Rubidium and Caesium with water these metals react so vigorously with water, that it is dangerous to carry out their reaction with water and they are hardly used.
Group 7 also known as Halogens
- Reactivity of halogens decreases down the group
- Melting and boiling point of halogens increase down the group
|Cl2 (Chlorine)||gaseous||green gas|
|Br2 (Bromine)||liquid||Dark red liquid, red-brown vapor on heating|
|I2 (Iodine)||solid||Dark gray solid, purple vapor released on heating|
The reaction of halogens with hydrogen
When halogens react with hydrogen they form hydrogen halides, hydrogen halides dissolves in water to form an acidic solution.

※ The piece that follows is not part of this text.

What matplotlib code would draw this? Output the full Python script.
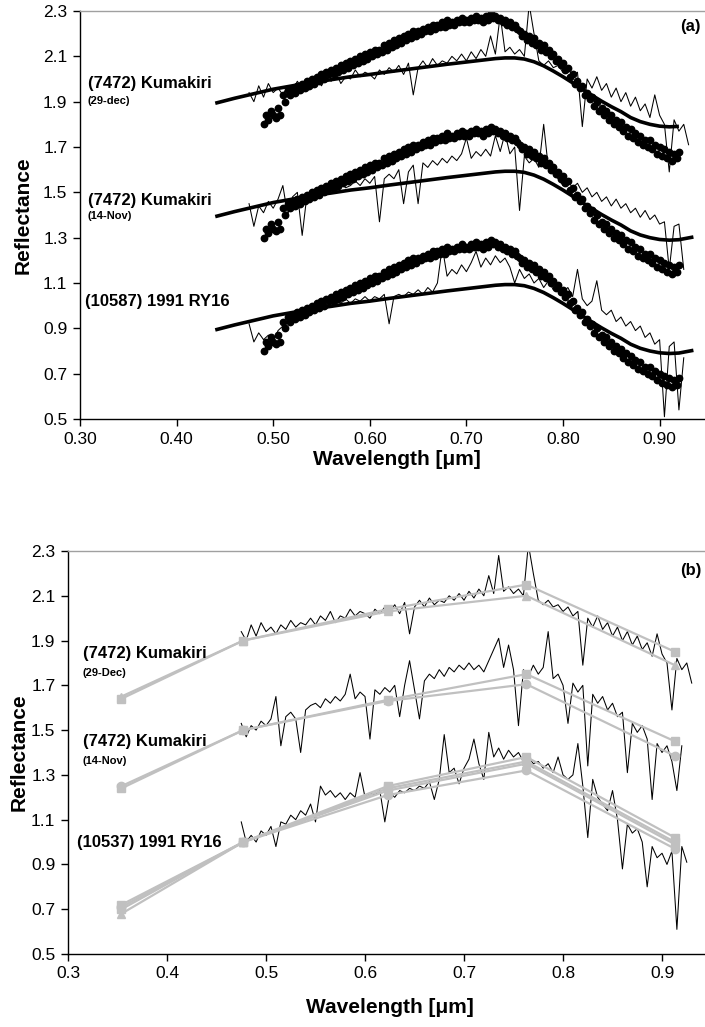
import numpy as np
import matplotlib
matplotlib.use("Agg")
import matplotlib.pyplot as plt
from matplotlib.ticker import FormatStrFormatter

plt.rcParams['font.family'] = ['Liberation Sans', 'DejaVu Sans']

# noisy spectra, one value every 0.005 um starting at 0.475 um
SPEC_START = 0.475
SPEC_STEP = 0.005

kum_dec = [1.94, 1.90, 1.97, 1.92, 1.98, 1.94, 1.96, 1.93, 1.97, 1.95,
           1.99, 1.96, 1.98, 1.97, 2.00, 1.97, 2.01, 1.99, 2.03, 1.98,
           2.01, 2.00, 2.04, 2.01, 2.03, 2.02, 2.00, 2.04, 2.02, 2.05,
           2.03, 2.06, 2.02, 2.07, 1.93, 2.05, 2.08, 2.05, 2.09, 2.06,
           2.08, 2.07, 2.10, 2.08, 2.11, 2.08, 2.12, 2.09, 2.13, 2.10,
           2.19, 2.11, 2.28, 2.12, 2.14, 2.11, 2.13, 2.10, 2.33, 2.20,
           2.08, 2.06, 2.08, 2.05, 2.06, 2.03, 2.05, 2.01, 2.03, 1.79,
           2.00, 1.96, 2.01, 1.95, 1.98, 1.92, 1.96, 1.90, 1.94, 1.88,
           1.92, 1.86, 1.89, 1.83, 1.93, 1.84, 1.80, 1.59, 1.82, 1.77,
           1.80, 1.71]

# panel (a) versions
kum_nov_a = [1.45, 1.35, 1.44, 1.41, 1.46, 1.43, 1.47, 1.53, 1.40, 1.48,
             1.50, 1.31, 1.49, 1.51, 1.50, 1.52, 1.51, 1.53, 1.52, 1.54,
             1.52, 1.53, 1.55, 1.53, 1.56, 1.54, 1.57, 1.37, 1.56, 1.58,
             1.56, 1.60, 1.45, 1.59, 1.62, 1.45, 1.63, 1.61, 1.64, 1.62,
             1.65, 1.63, 1.66, 1.64, 1.67, 1.74, 1.65, 1.68, 1.66, 1.69,
             1.66, 1.75, 1.68, 1.76, 1.67, 1.70, 1.42, 1.66, 1.63, 1.65,
             1.61, 1.80, 1.60, 1.58, 1.56, 1.53, 1.55, 1.52, 1.54, 1.50,
             1.52, 1.48, 1.50, 1.46, 1.48, 1.44, 1.47, 1.43, 1.45, 1.41,
             1.43, 1.39, 1.42, 1.38, 1.40, 1.36, 1.37, 1.16, 1.35, 1.36,
             1.16]

ry16_a = [0.92, 0.84, 0.88, 0.85, 0.87, 0.84, 0.89, 0.91, 0.93, 0.95,
          0.97, 0.96, 0.99, 0.98, 1.01, 0.99, 1.02, 1.00, 1.02, 1.01,
          1.03, 1.01, 1.03, 1.02, 1.04, 1.02, 1.04, 1.03, 1.05, 0.92,
          1.04, 1.05, 1.04, 1.06, 1.05, 1.07, 1.05, 1.08, 1.06, 1.10,
          1.26, 1.13, 1.16, 1.14, 1.18, 1.15, 1.19, 1.24, 1.17, 1.21,
          1.18, 1.22, 1.19, 1.21, 1.17, 1.10, 1.16, 1.12, 1.14, 1.10,
          1.12, 1.08, 1.11, 1.07, 1.09, 1.06, 1.08, 1.04, 1.16, 1.03,
          1.00, 1.02, 1.11, 0.98, 0.96, 0.98, 0.93, 0.95, 0.91, 0.93,
          0.89, 0.91, 0.86, 0.88, 0.83, 0.85, 0.51, 0.82, 0.84, 0.54,
          0.77]

# panel (b) versions
kum_nov_b = [1.53, 1.47, 1.52, 1.50, 1.54, 1.52, 1.55, 1.65, 1.43, 1.56,
             1.58, 1.55, 1.40, 1.59, 1.61, 1.62, 1.60, 1.64, 1.62, 1.65,
             1.63, 1.66, 1.75, 1.64, 1.67, 1.65, 1.46, 1.68, 1.66, 1.69,
             1.67, 1.70, 1.56, 1.70, 1.81, 1.68, 1.55, 1.72, 1.75, 1.73,
             1.77, 1.74, 1.78, 1.76, 1.79, 1.77, 1.80, 1.77, 1.79, 1.76,
             1.81, 1.86, 1.91, 1.78, 1.88, 1.77, 1.52, 1.77, 1.74, 1.79,
             1.75, 1.78, 1.94, 1.73, 1.75, 1.70, 1.53, 1.71, 1.67, 1.70,
             1.34, 1.66, 1.62, 1.65, 1.59, 1.62, 1.56, 1.58, 1.31, 1.53,
             1.49, 1.52, 1.46, 1.19, 1.44, 1.40, 1.43, 1.36, 1.23, 1.43]

ry16_b = [1.09, 1.00, 1.03, 1.00, 1.05, 1.03, 1.07, 0.98, 1.09, 1.08,
          1.12, 1.10, 1.14, 1.12, 1.17, 1.09, 1.25, 1.21, 1.23, 1.20,
          1.22, 1.19, 1.22, 1.20, 1.31, 1.20, 1.22, 1.21, 1.23, 1.09,
          1.22, 1.20, 1.23, 1.22, 1.24, 1.23, 1.25, 1.24, 1.27, 1.19,
          1.28, 1.48, 1.31, 1.33, 1.26, 1.33, 1.37, 1.46, 1.35, 1.28,
          1.49, 1.38, 1.42, 1.37, 1.41, 1.38, 1.40, 1.36, 1.38, 1.35,
          1.36, 1.33, 1.35, 1.31, 1.38, 1.30, 1.28, 1.30, 1.44, 1.25,
          1.02, 1.28, 1.20, 1.17, 1.14, 1.23, 1.10, 0.88, 1.08, 1.04,
          1.06, 1.00, 0.80, 0.98, 0.93, 0.95, 0.90, 0.96, 0.61, 0.98,
          0.91]

# comparison spectrum (dots), every 0.0025 um from 0.49 um, at the 29-dec level
DOT_START = 0.49
DOT_STEP = 0.0025
dots = [1.80, 1.84, 1.82, 1.86, 1.84, 1.83, 1.87, 1.84, 1.93, 1.90,
        1.95, 1.93, 1.96, 1.94, 1.97, 1.95, 1.98, 1.96, 1.99, 1.97,
        2.00, 1.98, 2.01, 1.99, 2.02, 2.00, 2.03, 2.02, 2.04, 2.02,
        2.05, 2.03, 2.06, 2.04, 2.07, 2.05, 2.08, 2.06, 2.09, 2.07,
        2.10, 2.08, 2.11, 2.09, 2.12, 2.10, 2.13, 2.11, 2.13, 2.12,
        2.15, 2.13, 2.16, 2.14, 2.17, 2.15, 2.18, 2.16, 2.19, 2.17,
        2.20, 2.18, 2.21, 2.19, 2.21, 2.20, 2.22, 2.21, 2.23, 2.21,
        2.24, 2.22, 2.24, 2.23, 2.25, 2.23, 2.26, 2.24, 2.25, 2.24,
        2.26, 2.25, 2.27, 2.25, 2.26, 2.25, 2.27, 2.26, 2.28, 2.26,
        2.27, 2.25, 2.28, 2.26, 2.29, 2.27, 2.28, 2.26, 2.27, 2.25,
        2.26, 2.24, 2.25, 2.23, 2.24, 2.22, 2.21, 2.19, 2.20, 2.17,
        2.19, 2.16, 2.18, 2.15, 2.16, 2.13, 2.15, 2.12, 2.13, 2.10,
        2.11, 2.08, 2.09, 2.06, 2.07, 2.04, 2.05, 2.01, 2.02, 1.98,
        1.99, 1.96, 1.97, 1.93, 1.94, 1.91, 1.92, 1.88, 1.90, 1.86,
        1.87, 1.84, 1.86, 1.82, 1.84, 1.80, 1.82, 1.79, 1.81, 1.77,
        1.79, 1.75, 1.78, 1.74, 1.76, 1.72, 1.75, 1.71, 1.73, 1.70,
        1.73, 1.69, 1.71, 1.67, 1.70, 1.66, 1.69, 1.65, 1.68, 1.64,
        1.67, 1.65, 1.68]

# smooth model curve (thick line), at the RY16 level
model_wl = [0.44, 0.46, 0.48, 0.50, 0.52, 0.54, 0.56, 0.58, 0.60, 0.62,
            0.64, 0.66, 0.68, 0.70, 0.71, 0.72, 0.73, 0.74, 0.75, 0.76,
            0.77, 0.78, 0.79, 0.80, 0.81, 0.82, 0.83, 0.84, 0.85, 0.86,
            0.87, 0.88, 0.89, 0.90, 0.91, 0.92, 0.935]
model = [0.893, 0.915, 0.935, 0.955, 0.970, 0.985, 0.997, 1.010, 1.020, 1.032,
         1.043, 1.054, 1.065, 1.075, 1.080, 1.085, 1.090, 1.093, 1.093, 1.088,
         1.076, 1.058, 1.035, 1.010, 0.983, 0.955, 0.928, 0.902, 0.878, 0.856,
         0.830, 0.812, 0.800, 0.792, 0.789, 0.791, 0.803]

group_shift = [1.0, 0.5, 0.0]   # 29-dec, 14-Nov, RY16

# SDSS colours converted to reflectance (panel b)
sdss_wl = [0.354, 0.477, 0.623, 0.763, 0.913]
phot_dec = [[1.64, 1.90, 2.04, 2.15, 1.85],
            [1.65, 1.90, 2.03, 2.10, 1.79]]
phot_nov = [[1.24, 1.50, 1.635, 1.75, 1.45],
            [1.25, 1.50, 1.63, 1.705, 1.385]]
phot_ry16 = [[0.72, 1.00, 1.25, 1.38, 1.02],
             [0.68, 1.00, 1.23, 1.35, 0.99],
             [0.71, 1.00, 1.21, 1.32, 0.97],
             [0.70, 1.00, 1.24, 1.36, 1.00]]
phot_markers = [['s', '^'], ['s', 'o'], ['s', '^', 'o', 's']]

GREY = '#c0c0c0'


def spec_x(vals, start, step):
    return start + step * np.arange(len(vals))


def style(ax, xmax, xfmt, xticks):
    ax.set_xlim(0.30, xmax)
    ax.set_ylim(0.5, 2.3)
    ax.set_xticks(xticks)
    ax.set_yticks(np.arange(0.5, 2.31, 0.2))
    ax.xaxis.set_major_formatter(FormatStrFormatter(xfmt))
    ax.yaxis.set_major_formatter(FormatStrFormatter('%.1f'))
    ax.spines['right'].set_visible(False)
    ax.spines['top'].set_color('#a0a0a0')
    for s in ['left', 'bottom', 'top']:
        ax.spines[s].set_linewidth(1.0)
    ax.tick_params(direction='out', length=5, width=1, labelsize=12.5, pad=4)
    ax.set_ylabel('Reflectance', fontsize=15, fontweight='bold')
    ax.set_xlabel('Wavelength [\u03bcm]', fontsize=15, fontweight='bold')


fig = plt.figure(figsize=(7.05, 10.27), dpi=100)

# ---- panel (a)
ax1 = fig.add_axes([80 / 705, 1 - 419 / 1027, 625 / 705, 408 / 1027])
thin_a = [kum_dec, kum_nov_a, ry16_a]
dx = spec_x(dots, DOT_START, DOT_STEP)
for i, sh in enumerate(group_shift):
    ax1.plot(dx, np.array(dots) + sh - 1.0, 'o', color='black', ms=4.6,
             mec='black', zorder=2)
    sp = thin_a[i]
    ax1.plot(spec_x(sp, SPEC_START, SPEC_STEP), sp, color='black', lw=0.75, zorder=3)
    mw = model_wl if i > 0 else model_wl[:-1]
    mv = model if i > 0 else model[:-1]
    ax1.plot(mw, np.array(mv) + sh, color='black', lw=2.6, zorder=4,
             solid_capstyle='butt')

style(ax1, 0.947, '%.2f', np.arange(0.3, 0.91, 0.1))
ax1.yaxis.set_label_coords(-0.076, 0.5)
ax1.xaxis.set_label_coords(0.507, -0.075)

ax1.text(0.308, 1.98, '(7472) Kumakiri', fontsize=12, fontweight='bold', va='center')
ax1.text(0.308, 1.905, '(29-dec)', fontsize=8, fontweight='bold', va='center')
ax1.text(0.308, 1.465, '(7472) Kumakiri', fontsize=12, fontweight='bold', va='center')
ax1.text(0.308, 1.395, '(14-Nov)', fontsize=8, fontweight='bold', va='center')
ax1.text(0.305, 1.02, '(10587) 1991 RY16', fontsize=12, fontweight='bold', va='center')
ax1.text(0.942, 2.23, '(a)', fontsize=12, fontweight='bold', va='center', ha='right')

# ---- panel (b)
ax2 = fig.add_axes([68 / 705, 1 - 954 / 1027, 637 / 705, 403 / 1027])
for sp in [kum_dec, kum_nov_b, ry16_b]:
    ax2.plot(spec_x(sp, SPEC_START, SPEC_STEP), sp, color='black', lw=0.75, zorder=2)
for grp, marks in zip([phot_dec, phot_nov, phot_ry16], phot_markers):
    for vals, m in zip(grp, marks):
        ax2.plot(sdss_wl, vals, color=GREY, lw=1.6, marker=m, ms=6,
                 mfc=GREY, mec=GREY, zorder=3)

style(ax2, 0.9434, '%.1f', np.arange(0.3, 0.91, 0.1))
ax2.yaxis.set_label_coords(-0.062, 0.5)
ax2.xaxis.set_label_coords(0.505, -0.11)

ax2.text(0.315, 1.84, '(7472) Kumakiri', fontsize=12, fontweight='bold', va='center')
ax2.text(0.315, 1.755, '(29-Dec)', fontsize=8, fontweight='bold', va='center')
ax2.text(0.315, 1.448, '(7472) Kumakiri', fontsize=12, fontweight='bold', va='center')
ax2.text(0.315, 1.36, '(14-Nov)', fontsize=8, fontweight='bold', va='center')
ax2.text(0.309, 0.996, '(10537) 1991 RY16', fontsize=12, fontweight='bold', va='center')
ax2.text(0.940, 2.215, '(b)', fontsize=12, fontweight='bold', va='center', ha='right')

fig.savefig('out.png', dpi=100)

Reactivity or the oxidizing power of halogens decreases down the group because the number of shells increase also the incoming electron will be further away from the nucleus, hence feels less attractive force toward the nucleus.
More reactive halogens are able to displace the less reactive ones but not the other way round
H2 (g) + Br2 (g) → 2HBr (g)
|Halogen||Reaction with hydrogen|
|F2 (Fluorine)||Violent explosion occurs, even if the reaction is carried out in the cold and dark|
|Cl2 (Chlorine)||Violent explosion occurs given that the mixture is exposed to flame or sunlight.|
|Br2 (Bromine)||Mild explosion if bromine vapor and hydrogen gas is mixed and exposed to flame|
|I2 (Iodine)||Partial reaction occurs if hydrogen and iodine is heated constantly.|
- They all have Typical metallic properties such as high melting and boiling points, ductile, malleable etc
- They all are less reactive than group 1 and 2 metal due to this property they have various practical uses.
- Transition metals tend to form colorful compounds
- We mostly use transitional metals and their compounds as catalysts. For example Iron in the manufacture of ammonia, Vanadium(V)Oxide in the manufacture of sulfuric acid and also manganese(IV)oxide in the decomposition of hydrogen peroxide.